╭─ Information supplied
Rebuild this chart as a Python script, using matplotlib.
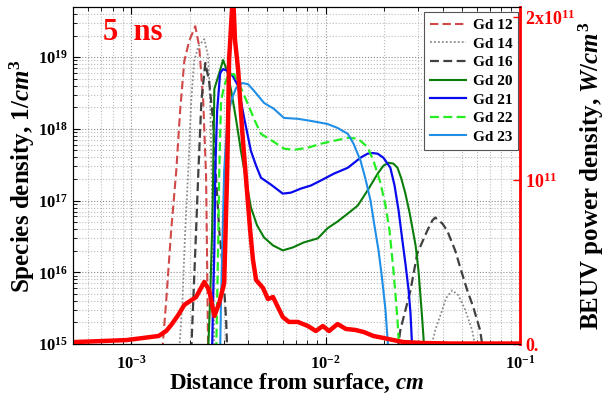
import numpy as np
import matplotlib
matplotlib.use('Agg')
import matplotlib.pyplot as plt

plt.rcParams['font.family'] = 'Liberation Serif'
plt.rcParams['font.weight'] = 'bold'
plt.rcParams['axes.labelweight'] = 'bold'
plt.rcParams['mathtext.fontset'] = 'custom'
plt.rcParams['mathtext.rm'] = 'Liberation Serif:bold'
plt.rcParams['mathtext.it'] = 'Liberation Serif:italic:bold'
plt.rcParams['mathtext.bf'] = 'Liberation Serif:bold'
plt.rcParams['mathtext.default'] = 'rm'

nan = np.nan

# species densities, 1/cm^3
gd12_x = [1.44e-3, 1.51e-3, 1.60e-3, 1.70e-3, 1.78e-3, 1.87e-3, 1.98e-3, 2.13e-3, 2.23e-3, 2.34e-3, 2.42e-3, 2.45e-3, 2.48e-3]
gd12_y = [8e14, 4.1e15, 3.8e16, 2.6e17, 1.8e18, 8.8e18, 1.67e19, 2.7e19, 1.42e19, 2.45e18, 2.2e17, 1.47e16, 8e14]

gd14_x = [1.76e-3, 1.83e-3, 1.89e-3, 1.96e-3, 2.03e-3, 2.10e-3, 2.21e-3, 2.37e-3, 2.48e-3, 2.54e-3, 2.60e-3, 2.67e-3,
          nan, 3.45e-2, 3.66e-2, 3.89e-2, 4.17e-2, 4.48e-2, 4.81e-2, 5.22e-2, 5.67e-2, 5.94e-2]
gd14_y = [8e14, 4.1e15, 3.8e16, 2.6e17, 2.45e18, 8.8e18, 1.42e19, 1.78e19, 1.03e19, 2.45e18, 1e17, 8e14,
          nan, 8e14, 1.56e15, 2.5e15, 4.4e15, 5.6e15, 4.8e15, 3.0e15, 1.56e15, 8e14]

gd16_x = [2.03e-3, 2.08e-3, 2.13e-3, 2.21e-3, 2.29e-3, 2.40e-3, 2.51e-3, 2.63e-3, 2.73e-3, 2.83e-3, 2.96e-3, 3.07e-3, 3.11e-3,
          nan, 2.34e-2, 2.42e-2, 2.73e-2, 2.96e-2, 3.33e-2, 3.54e-2, 3.66e-2, 3.80e-2, 3.98e-2, 4.22e-2, 4.64e-2,
          4.92e-2, 5.35e-2, 5.74e-2, 6.23e-2, 6.46e-2]
gd16_y = [8e14, 4.1e15, 2.0e16, 2.6e17, 2.45e18, 8.3e18, 4.6e18, 1.29e18, 1.9e17, 3.8e16, 1.07e16, 2.15e15, 8e14,
          nan, 8e14, 1.56e15, 5.6e15, 1.84e16, 3.8e16, 5.3e16, 5.8e16, 5.3e16, 4.8e16, 3.8e16, 2.0e16,
          1.17e16, 5.6e15, 3.3e15, 1.56e15, 8e14]

gd20_x = [2.48e-3, 2.54e-3, 2.60e-3, 2.63e-3, 2.67e-3, 2.83e-3, 2.96e-3, 3.11e-3, 3.26e-3, 3.45e-3, 3.66e-3, 3.89e-3,
          4.12e-3, 4.43e-3, 4.81e-3, 5.35e-3, 6.01e-3, 6.77e-3, 7.71e-3, 9.10e-3, 1.02e-2, 1.15e-2, 1.30e-2, 1.46e-2,
          1.64e-2, 1.85e-2, 1.98e-2, 2.10e-2, 2.23e-2, 2.34e-2, 2.45e-2, 2.57e-2, 2.70e-2, 2.79e-2, 2.90e-2, 3.00e-2,
          3.07e-2, 3.14e-2, 3.22e-2]
gd20_y = [8e14, 4.1e15, 3.8e16, 1.9e17, 3.6e18, 6.0e18, 9.1e18, 6.4e18, 3.4e18, 1.38e18, 4.9e17, 1.9e17,
          8.0e16, 4.5e16, 3.06e16, 2.37e16, 2.02e16, 2.22e16, 2.61e16, 2.97e16, 4.1e16, 5.1e16, 6.6e16, 8.5e16,
          1.38e17, 2.37e17, 3.06e17, 3.37e17, 3.27e17, 2.87e17, 2.02e17, 1.25e17, 6.8e16, 4.2e16, 2.37e16, 1.07e16,
          4.8e15, 2.15e15, 8e14]

gd21_x = [2.60e-3, 2.63e-3, 2.67e-3, 2.70e-3, 2.76e-3, 2.86e-3, 2.96e-3, 3.14e-3, 3.33e-3, 3.54e-3, 3.80e-3, 4.12e-3,
          4.38e-3, 4.64e-3, 5.22e-3, 6.01e-3, 6.62e-3, 7.45e-3, 8.38e-3, 9.42e-3, 1.10e-2, 1.30e-2, 1.51e-2, 1.64e-2,
          1.74e-2, 1.85e-2, 1.98e-2, 2.15e-2, 2.26e-2, 2.37e-2, 2.48e-2, 2.57e-2, 2.67e-2, 2.73e-2, 2.79e-2]
gd21_y = [8e14, 4.1e15, 2.0e16, 2.6e17, 1.8e18, 6.0e18, 6.8e18, 6.4e18, 5.4e18, 3.95e18, 1.42e18, 4.9e17,
          3.06e17, 2.08e17, 1.67e17, 1.25e17, 1.29e17, 1.47e17, 1.62e17, 1.9e17, 2.37e17, 2.87e17, 3.96e17, 4.5e17,
          4.6e17, 4.5e17, 3.96e17, 2.87e17, 1.62e17, 7.3e16, 2.78e16, 1.33e16, 5.6e15, 2.7e15, 8e14]

gd22_x = [2.73e-3, 2.76e-3, 2.79e-3, 2.83e-3, 2.89e-3, 3.00e-3, 3.14e-3, 3.37e-3, 3.66e-3, 3.98e-3, 4.27e-3, 4.64e-3,
          5.22e-3, 6.09e-3, 6.85e-3, 8.09e-3, 9.42e-3, 1.10e-2, 1.30e-2, 1.46e-2, 1.64e-2, 1.76e-2, 1.91e-2, 2.03e-2,
          2.13e-2, 2.23e-2, 2.29e-2, 2.34e-2, 2.39e-2]
gd22_y = [8e14, 4.1e15, 2.0e16, 2.6e17, 2.45e18, 3.95e18, 5.6e18, 5.8e18, 3.7e18, 2.2e18, 1.38e18, 8.5e17,
          7.0e17, 5.3e17, 5.1e17, 5.45e17, 6.2e17, 6.8e17, 7.5e17, 7.3e17, 5.6e17, 3.6e17, 1.78e17, 8.5e16,
          3.8e16, 1.07e16, 4.5e15, 2.15e15, 8e14]

gd23_x = [2.86e-3, 2.89e-3, 2.93e-3, 3.00e-3, 3.11e-3, 3.26e-3, 3.45e-3, 3.71e-3, 3.98e-3, 4.27e-3, 4.81e-3, 5.41e-3,
          6.09e-3, 7.18e-3, 8.38e-3, 1.02e-2, 1.15e-2, 1.30e-2, 1.39e-2, 1.51e-2, 1.60e-2, 1.70e-2, 1.78e-2, 1.87e-2,
          1.94e-2, 2.03e-2, 2.10e-2]
gd23_y = [8e14, 4.1e15, 2.0e16, 2.6e17, 1.29e18, 2.45e18, 3.7e18, 4.35e18, 4.2e18, 3.4e18, 2.3e18, 1.9e18,
          1.42e18, 1.38e18, 1.29e18, 1.17e18, 1.03e18, 8.5e17, 6.2e17, 3.6e17, 2.02e17, 1.0e17, 4.5e16, 2.0e16,
          9.1e15, 3.0e15, 8e14]

# BEUV power density, W/cm^3
beuv_x = [5.10e-4, 7.02e-4, 9.43e-4, 1.38e-3, 1.51e-3, 1.60e-3, 1.74e-3, 1.87e-3, 2.15e-3, 2.37e-3, 2.51e-3, 2.67e-3,
          2.83e-3, 3.00e-3, 3.11e-3, 3.18e-3, 3.33e-3, 3.41e-3, 3.54e-3, 3.71e-3, 3.89e-3, 4.08e-3, 4.22e-3, 4.38e-3,
          4.75e-3, 5.04e-3, 5.35e-3, 5.67e-3, 6.01e-3, 6.46e-3, 7.18e-3, 8.09e-3, 8.89e-3, 9.66e-3, 1.04e-2, 1.15e-2,
          1.27e-2, 1.42e-2, 1.57e-2, 1.76e-2, 1.98e-2, 2.23e-2, 2.51e-2, 3.18e-2, 4.37e-2, 1e-1]
beuv_y = [1.2e9, 1.8e9, 2.4e9, 4.9e9, 8.0e9, 1.16e10, 1.77e10, 2.39e10, 2.87e10, 3.79e10, 3.30e10, 1.71e10,
          2.51e10, 3.73e10, 1.064e11, 1.737e11, 2.15e11, 1.859e11, 1.676e11, 1.309e11, 1.003e11, 6.97e10, 5.14e10, 3.91e10,
          3.43e10, 2.75e10, 2.87e10, 2.26e10, 1.65e10, 1.35e10, 1.35e10, 1.10e10, 7.95e9, 1.10e10, 7.95e9, 1.22e10,
          9.2e9, 8.6e9, 7.3e9, 4.9e9, 3.7e9, 2.4e9, 1.2e9, 0.6e9, 0.3e9, 0.3e9]

beuv_ticks = [0, 1e11, 2e11]
beuv_tick_labels = ['0.', r'$10^{11}$', r'2x$10^{11}$']

fig = plt.figure(figsize=(6.1, 3.95), dpi=100)
ax = fig.add_axes([0.1197, 0.1291, 0.7328, 0.8532])

ax.plot(gd12_x, gd12_y, color='#d04848', linestyle=(0, (4, 2)), linewidth=1.5, label='Gd 12')
ax.plot(gd14_x, gd14_y, color='#8c8c8c', linestyle=(0, (1, 1.2)), linewidth=1.3, label='Gd 14')
ax.plot(gd16_x, gd16_y, color='#404040', linestyle=(0, (4, 2)), linewidth=1.6, label='Gd 16')
ax.plot(gd20_x, gd20_y, color='#0a7d0a', linewidth=1.5, label='Gd 20')
ax.plot(gd21_x, gd21_y, color='#0a0aee', linewidth=1.6, label='Gd 21')
ax.plot(gd22_x, gd22_y, color='#22ee22', linestyle=(0, (4, 2)), linewidth=1.6, label='Gd 22')
ax.plot(gd23_x, gd23_y, color='#1f8ee6', linewidth=1.5, label='Gd 23')

ax.set_xscale('log')
ax.set_yscale('log')
ax.set_xlim(5e-4, 1e-1)
ax.set_ylim(1e15, 5e19)
ax.set_xticks([1e-3, 1e-2, 1e-1])
ax.set_xticklabels([r'$10^{-3}$', r'$10^{-2}$', r'$10^{-1}$'])
ax.set_yticks([1e15, 1e16, 1e17, 1e18, 1e19])
ax.set_yticklabels([r'$10^{15}$', r'$10^{16}$', r'$10^{17}$', r'$10^{18}$', r'$10^{19}$'])
ax.tick_params(which='both', direction='in', top=True, right=True, labelsize=12)
ax.tick_params(which='major', length=5)
ax.tick_params(which='minor', length=3)
ax.tick_params(axis='x', which='major', pad=8)
ax.grid(which='major', linestyle=':', color='#8a8a8a', linewidth=0.8)
ax.grid(which='minor', linestyle=':', color='#bcbcbc', linewidth=0.8)
ax.set_xlabel(r'Distance from surface, $\mathit{cm}$', fontsize=16.5, labelpad=-1)
ax.set_ylabel(r'Species density, $\mathit{1/cm}^{3}$', fontsize=18, labelpad=1)
ax.text(0.067, 0.925, '5  ns', transform=ax.transAxes, color='red', fontsize=22,
        fontweight='bold', ha='left', va='center')

leg = ax.legend(loc='upper right', bbox_to_anchor=(0.996, 0.984), borderaxespad=0, fontsize=11,
                handlelength=2.4, handletextpad=0.4, labelspacing=0.32, borderpad=0.4, fancybox=False,
                framealpha=1)
leg.get_frame().set_edgecolor('#555555')
leg.get_frame().set_linewidth(0.8)

ax2 = ax.twinx()
ax2.plot(beuv_x, beuv_y, color='red', linewidth=3.2)
ax2.set_ylim(0, 2.06e11)
ax2.set_yticks(beuv_ticks)
ax2.set_yticklabels(beuv_tick_labels)
ax2.tick_params(axis='y', direction='in', colors='red', labelsize=13, length=5, width=1)
ax2.spines['right'].set_color('red')
ax2.spines['right'].set_linewidth(2)
ax2.set_ylabel(r'BEUV power density, $\mathit{W/cm}^{3}$', fontsize=18, labelpad=1)

fig.savefig('out.png', dpi=100)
╰─
Stated exercise -
Write out an exact copy of the listing, first line through the line containing "nan = np.nan", with the pictures left out.

Exercise response -
Rebuild this chart as a Python script, using matplotlib.
import numpy as np
import matplotlib
matplotlib.use('Agg')
import matplotlib.pyplot as plt

plt.rcParams['font.family'] = 'Liberation Serif'
plt.rcParams['font.weight'] = 'bold'
plt.rcParams['axes.labelweight'] = 'bold'
plt.rcParams['mathtext.fontset'] = 'custom'
plt.rcParams['mathtext.rm'] = 'Liberation Serif:bold'
plt.rcParams['mathtext.it'] = 'Liberation Serif:italic:bold'
plt.rcParams['mathtext.bf'] = 'Liberation Serif:bold'
plt.rcParams['mathtext.default'] = 'rm'

nan = np.nan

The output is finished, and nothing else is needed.